• TASK
Show, in full, each line of the data that contains "chart".

• SUPPLIED MATERIAL

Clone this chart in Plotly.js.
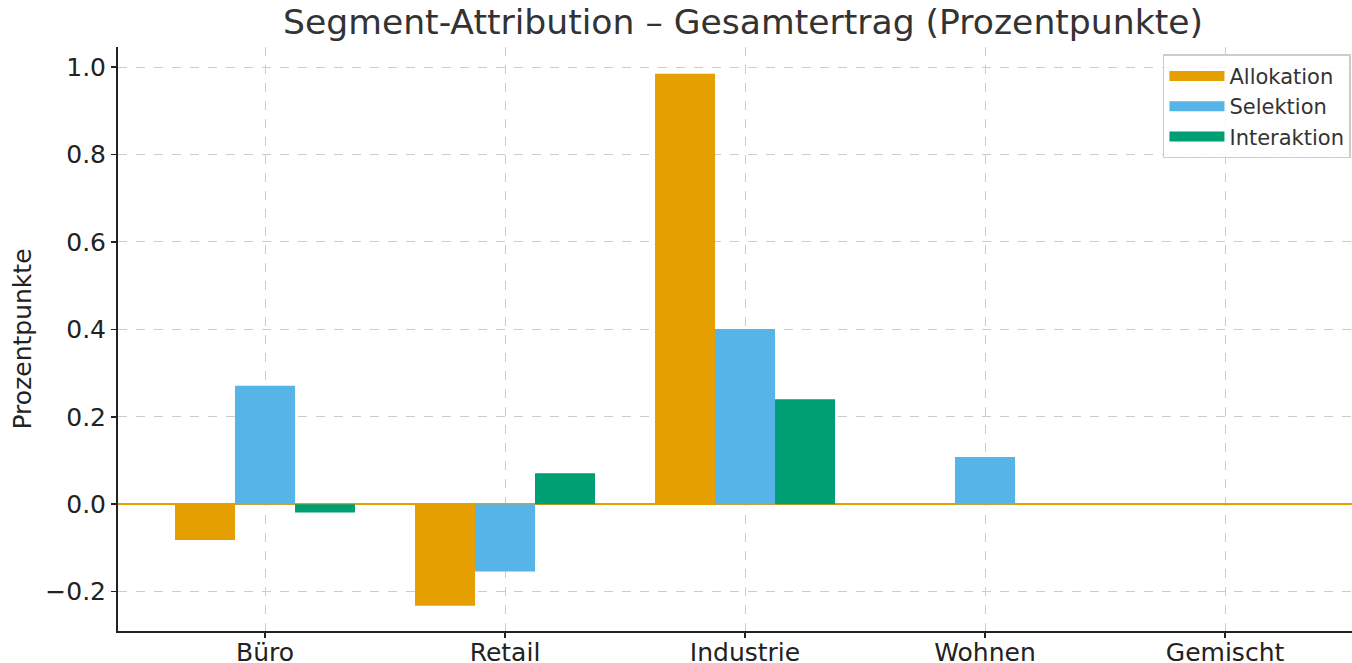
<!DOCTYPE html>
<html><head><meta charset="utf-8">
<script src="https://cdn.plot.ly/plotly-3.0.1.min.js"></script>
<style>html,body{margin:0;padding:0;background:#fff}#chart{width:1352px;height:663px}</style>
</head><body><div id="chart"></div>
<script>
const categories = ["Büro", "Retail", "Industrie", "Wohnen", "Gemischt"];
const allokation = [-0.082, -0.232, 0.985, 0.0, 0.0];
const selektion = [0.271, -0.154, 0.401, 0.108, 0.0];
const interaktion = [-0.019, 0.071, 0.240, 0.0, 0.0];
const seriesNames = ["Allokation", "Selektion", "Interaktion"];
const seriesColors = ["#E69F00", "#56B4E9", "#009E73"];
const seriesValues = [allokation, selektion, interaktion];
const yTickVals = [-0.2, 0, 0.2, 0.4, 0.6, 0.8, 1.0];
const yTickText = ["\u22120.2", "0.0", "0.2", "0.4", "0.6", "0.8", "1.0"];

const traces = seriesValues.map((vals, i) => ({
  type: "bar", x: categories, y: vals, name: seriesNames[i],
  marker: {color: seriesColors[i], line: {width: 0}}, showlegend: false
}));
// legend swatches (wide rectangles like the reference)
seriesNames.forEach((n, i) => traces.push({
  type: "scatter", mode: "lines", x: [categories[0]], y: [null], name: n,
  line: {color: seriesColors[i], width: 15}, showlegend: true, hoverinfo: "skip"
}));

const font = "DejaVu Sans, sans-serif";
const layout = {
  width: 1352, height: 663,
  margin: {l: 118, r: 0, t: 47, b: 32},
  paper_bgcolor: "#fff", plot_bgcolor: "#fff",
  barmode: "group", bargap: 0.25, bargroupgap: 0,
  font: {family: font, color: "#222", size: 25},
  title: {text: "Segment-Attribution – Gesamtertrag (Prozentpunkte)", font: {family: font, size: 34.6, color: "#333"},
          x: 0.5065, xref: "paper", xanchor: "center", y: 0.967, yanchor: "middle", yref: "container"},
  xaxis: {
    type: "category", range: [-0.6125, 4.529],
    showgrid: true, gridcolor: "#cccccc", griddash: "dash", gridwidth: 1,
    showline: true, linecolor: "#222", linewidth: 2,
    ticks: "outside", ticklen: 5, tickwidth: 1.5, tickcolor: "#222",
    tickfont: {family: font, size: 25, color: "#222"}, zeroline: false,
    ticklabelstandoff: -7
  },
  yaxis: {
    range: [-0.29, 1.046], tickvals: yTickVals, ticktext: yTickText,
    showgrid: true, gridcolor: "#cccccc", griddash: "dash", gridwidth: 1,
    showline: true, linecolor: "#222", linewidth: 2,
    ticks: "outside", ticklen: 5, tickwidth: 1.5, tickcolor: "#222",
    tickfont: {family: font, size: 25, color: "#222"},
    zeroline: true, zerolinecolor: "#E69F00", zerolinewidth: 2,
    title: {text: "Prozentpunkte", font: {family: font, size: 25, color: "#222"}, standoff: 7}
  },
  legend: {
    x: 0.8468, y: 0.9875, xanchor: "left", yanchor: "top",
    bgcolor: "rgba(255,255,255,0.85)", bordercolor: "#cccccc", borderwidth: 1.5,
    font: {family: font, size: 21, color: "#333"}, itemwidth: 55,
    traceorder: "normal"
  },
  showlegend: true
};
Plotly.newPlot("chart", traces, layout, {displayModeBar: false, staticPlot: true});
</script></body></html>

• THE OUTPUT
Clone this chart in Plotly.js.
<style>html,body{margin:0;padding:0;background:#fff}#chart{width:1352px;height:663px}</style>
</head><body><div id="chart"></div>
Plotly.newPlot("chart", traces, layout, {displayModeBar: false, staticPlot: true});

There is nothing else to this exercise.